Bordo separated the book into three main parts, with an introduction and a coda acting as bookends and taking as their main topic Bordo's father. The first section, entitled "Private Parts," addresses various facets of men's physical bodies -- the relative hesitation in depicting nude male bodies (as opposed to female ones), the social repercussions of being hard (in both senses of having a well-muscled body and having an erection) and being soft, the brouhaha over size of the penis, and the fallacies of the phallus = penis equation. "Public Images," the second section, addresses the way men appear to the public eye, as seen in the depiction of men in films from the 1950s, the "celluloid closet" of gay men in films, and the recent trend to eroticize the male body (thank you, Calvin Klein!) in addition to the female. Finally, "The Male Animal, Revisited" addresses different sorts of issues involving men, like culture's asking men to be a gentlebeast (which is, obviously, a paradox), the ways in which the idealization of female beauty presented by culture negatively affects men as well as women, the problems with equating sexual harrassment with an overactive sex drive, and an interesting analysis of Humbert Humbert of Lolita fame. (Personally, I found the first two sections much more interesting than the last one.)

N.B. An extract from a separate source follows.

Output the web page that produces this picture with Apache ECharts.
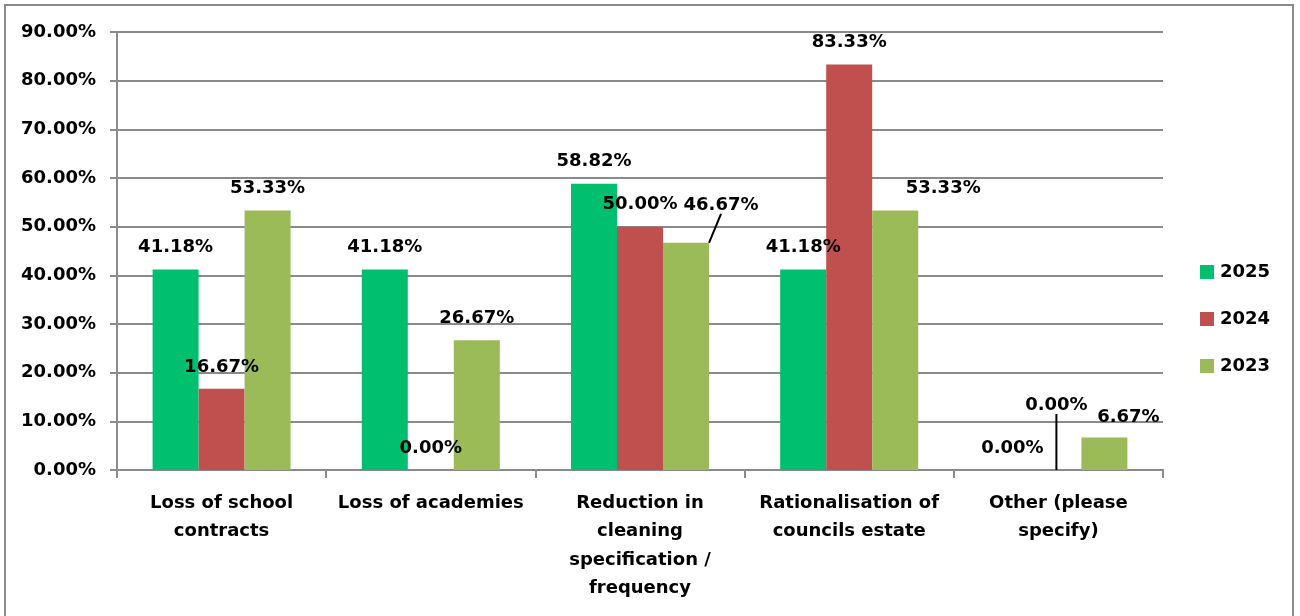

As a man struggling with feminism and the negative view as feminists-as-men-haters, it was quite reassuring to find a book that had a feminist not trying to eradicate the male species but to validate it, to say "Hey, it's not so easy for you, either." With that, I am going to leave you with a quotation from the end of the first essay in the book. As I read this, I actually had shivers go up my body, and they are still possibly the most encouraging and the most hopeful words I've read in English (or any other language, for that matter!) yet:I have been amazed at how much unexpected kinship I've felt with men while writing this book, and how many old myths I have been led to revisit and revise. In the process, I've come to see that the pop psychologists [i.e., John Gray's Men Are From Mars, Women Are From Venus hypotheses] are dead wrong. For all our differences, so entertaining and lucrative to emphasize nowadays, men and women do not come from different planets. One of my goals in writing this book is to demonstrate that.
You go, girl.

A taste of Susan Bordo's humor:

[Paragraph that talks about the way in which women have been eroticized for a really long time, and so for men it's no big deal to see a picture and get sexually excited, but eroticization of the male image is a new development, so it's quite a shock for a woman to get turned on by an image. Then she shows this picture.]



"It was the Spring of 1995, and I was sipping my first cup of morning coffee, not yet fully awake, flipping through The New York Times Magazine, when I had my first real taste of what it's like to inhabit this visual culture as a man. It was both thrilling and disconcerting. It was the first time in my experience that I had encountered a commercial representation of a male body that seemed to deliberately invite me to linger over it. Let me make that stronger -- that seemed to reach out to me, interrupting my mundane but peaceful Sunday morning, and provoke me into erotic consciousness, whether or not I wanted it. Women -- both straight and gay -- have always gazed covertly, of course, squeezing our illicit little titillations out of representations designed for -- or pretending to -- other purposes than to turn us on. This ad made no such pretense. It caused me to knock over my coffee cup, ruining the more cerebral pleasures of the Book Review. Later, when I had regained my equilibrium, I made a screen-saver out of him, so I could gaze at my leisure."